◆ Given data
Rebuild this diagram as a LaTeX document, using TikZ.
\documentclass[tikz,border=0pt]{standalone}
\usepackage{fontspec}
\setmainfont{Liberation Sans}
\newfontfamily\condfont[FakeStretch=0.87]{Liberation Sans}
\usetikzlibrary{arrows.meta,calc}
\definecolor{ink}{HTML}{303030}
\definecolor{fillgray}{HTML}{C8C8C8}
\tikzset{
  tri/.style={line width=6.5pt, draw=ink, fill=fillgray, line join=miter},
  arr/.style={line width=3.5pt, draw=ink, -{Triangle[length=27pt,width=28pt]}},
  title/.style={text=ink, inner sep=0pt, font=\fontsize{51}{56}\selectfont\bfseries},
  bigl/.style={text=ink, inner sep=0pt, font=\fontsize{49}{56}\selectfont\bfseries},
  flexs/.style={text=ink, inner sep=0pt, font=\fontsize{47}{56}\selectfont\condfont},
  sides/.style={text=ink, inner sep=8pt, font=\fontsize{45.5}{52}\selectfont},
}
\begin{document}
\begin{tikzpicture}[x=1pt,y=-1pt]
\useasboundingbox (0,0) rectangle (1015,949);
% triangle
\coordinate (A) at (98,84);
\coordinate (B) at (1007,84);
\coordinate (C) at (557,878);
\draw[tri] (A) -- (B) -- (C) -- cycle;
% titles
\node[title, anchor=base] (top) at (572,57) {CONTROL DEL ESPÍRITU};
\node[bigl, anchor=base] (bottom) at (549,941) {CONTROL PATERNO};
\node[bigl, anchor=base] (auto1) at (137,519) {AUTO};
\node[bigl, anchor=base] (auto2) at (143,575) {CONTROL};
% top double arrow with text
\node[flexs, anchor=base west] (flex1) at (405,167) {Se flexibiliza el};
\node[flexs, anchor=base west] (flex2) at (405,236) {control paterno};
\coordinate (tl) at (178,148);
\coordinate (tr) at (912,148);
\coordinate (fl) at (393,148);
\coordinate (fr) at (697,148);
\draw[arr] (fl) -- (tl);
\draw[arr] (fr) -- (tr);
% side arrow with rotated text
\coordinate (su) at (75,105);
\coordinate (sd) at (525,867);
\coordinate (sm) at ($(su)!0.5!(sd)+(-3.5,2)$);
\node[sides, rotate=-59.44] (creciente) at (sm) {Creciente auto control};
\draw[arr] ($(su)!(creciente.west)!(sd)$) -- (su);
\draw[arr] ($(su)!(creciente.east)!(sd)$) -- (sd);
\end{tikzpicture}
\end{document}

◆ What needs to be done
Extract the listing in its entirety and repeat it exactly.

◆ Output below
Rebuild this diagram as a LaTeX document, using TikZ.
\documentclass[tikz,border=0pt]{standalone}
\usepackage{fontspec}
\setmainfont{Liberation Sans}
\newfontfamily\condfont[FakeStretch=0.87]{Liberation Sans}
\usetikzlibrary{arrows.meta,calc}
\definecolor{ink}{HTML}{303030}
\definecolor{fillgray}{HTML}{C8C8C8}
\tikzset{
  tri/.style={line width=6.5pt, draw=ink, fill=fillgray, line join=miter},
  arr/.style={line width=3.5pt, draw=ink, -{Triangle[length=27pt,width=28pt]}},
  title/.style={text=ink, inner sep=0pt, font=\fontsize{51}{56}\selectfont\bfseries},
  bigl/.style={text=ink, inner sep=0pt, font=\fontsize{49}{56}\selectfont\bfseries},
  flexs/.style={text=ink, inner sep=0pt, font=\fontsize{47}{56}\selectfont\condfont},
  sides/.style={text=ink, inner sep=8pt, font=\fontsize{45.5}{52}\selectfont},
}
\begin{document}
\begin{tikzpicture}[x=1pt,y=-1pt]
\useasboundingbox (0,0) rectangle (1015,949);
% triangle
\coordinate (A) at (98,84);
\coordinate (B) at (1007,84);
\coordinate (C) at (557,878);
\draw[tri] (A) -- (B) -- (C) -- cycle;
% titles
\node[title, anchor=base] (top) at (572,57) {CONTROL DEL ESPÍRITU};
\node[bigl, anchor=base] (bottom) at (549,941) {CONTROL PATERNO};
\node[bigl, anchor=base] (auto1) at (137,519) {AUTO};
\node[bigl, anchor=base] (auto2) at (143,575) {CONTROL};
% top double arrow with text
\node[flexs, anchor=base west] (flex1) at (405,167) {Se flexibiliza el};
\node[flexs, anchor=base west] (flex2) at (405,236) {control paterno};
\coordinate (tl) at (178,148);
\coordinate (tr) at (912,148);
\coordinate (fl) at (393,148);
\coordinate (fr) at (697,148);
\draw[arr] (fl) -- (tl);
\draw[arr] (fr) -- (tr);
% side arrow with rotated text
\coordinate (su) at (75,105);
\coordinate (sd) at (525,867);
\coordinate (sm) at ($(su)!0.5!(sd)+(-3.5,2)$);
\node[sides, rotate=-59.44] (creciente) at (sm) {Creciente auto control};
\draw[arr] ($(su)!(creciente.west)!(sd)$) -- (su);
\draw[arr] ($(su)!(creciente.east)!(sd)$) -- (sd);
\end{tikzpicture}
\end{document}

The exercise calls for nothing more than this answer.